Note $(a/p)$ represents the Legendre symbol. Here's my current attempt:
Proof: Clearly it suffices the prove the case where $a$ is squarefree. To begin with, let us prove the case where $a$ is odd.
Suppose we have already found such primes $p_1, \ldots, p_k$. Prime-factorise $a = r_1 \ldots r_s$ and note that $$\left( \frac a{p_i} \right) = -1 \implies (p_i, r_j) = 1 \ \ \forall i,j$$ Moreover, these are all odd primes, so all coprime to $8$. Thus by the Chinese Remainder Theorem, we can find $N > 1$ such that: $$ \begin{cases}N \equiv 1 \ (\text{mod} \ 8) \\ N \equiv 1 \ (\text{mod} \ p_i) \ \forall i \\ N \equiv 1 \ (\text{mod} \ r_j) \ \forall j < s \\ N \equiv c \ (\text{mod} \ r_s) \end{cases} $$
where $c$ is any quadratic non-residue modulo $r_s$.
Prime-factorise $N = q_1 \ldots q_l$. Then by construction these are all odd primes, and $q_i \ne p_j \ \forall i,j$.
Since $a$ is odd and $N \equiv 1 \ (\text{mod} \ 4)$, quadratic reciprocity gives:
$$ \prod_i \left(\frac a{q_i}\right) = \left(\frac{a}{N}\right) = \left(\frac{N}{a}\right) = \prod_{j=1}^{s-1} \left(\frac{N}{r_i}\right) \cdot \left(\frac{N}{r_s}\right) = \prod_{j=1}^{s-1} \left(\frac{1}{r_i}\right) \cdot \left(\frac{c}{r_s}\right) = -1 $$
So at least one of the terms in the product is $\left(\frac{a}{q_i}\right) = -1$, so $p_{k+1} = q_i$ is a new such prime, and the result is proven for $a$ odd.
Furthermore, we chose $N \equiv 1 \ (\text{mod} \ 8)$, so $$ \prod_j \left(\frac{2a}{q_j}\right) = \left(\frac{2}{N}\right)\left(\frac{a}{N}\right) = \left(\frac{a}{N}\right) = -1$$
and so by a similar argument the result follows for $a' = 2a$, hence for all even squarefree numbers.
Is this proof valid?
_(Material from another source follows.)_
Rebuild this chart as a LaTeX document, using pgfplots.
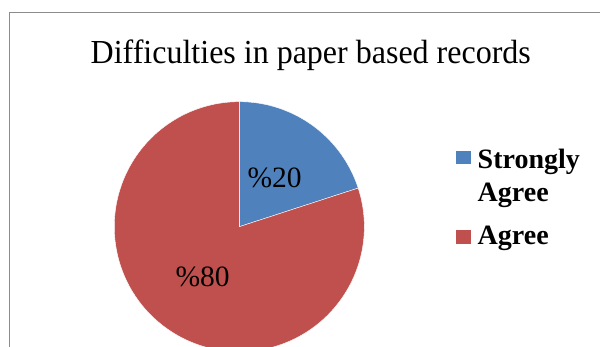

If so, can it be condensed or improved in any way?
A problem with the proof is that the construction of $N$ with CRT doesn't necessarily mean that it will also be squarefree (this was required when using quadratic residues in the proof). Also it's not true that $\left(\frac{a}{p_{1}}\right) \left(\frac{a}{p_{2}}\right) = \left(\frac{a}{p_{1}p_{2}}\right)$. A counter example being that $\left(\frac{-1}{3}\right) = -1$ and $\left(\frac{-1}{7}\right) = -1$ which means $\left(\frac{-1}{3}\right)\left(\frac{-1}{7}\right) = 1$. But $\left(\frac{-1}{21}\right) = -1$. Finally quadratic residue only applies when the top and the bottom of the legendre symbol are prime, so we can't have $\left(\frac{a}{N}\right) = \left(\frac{N}{a}\right)$.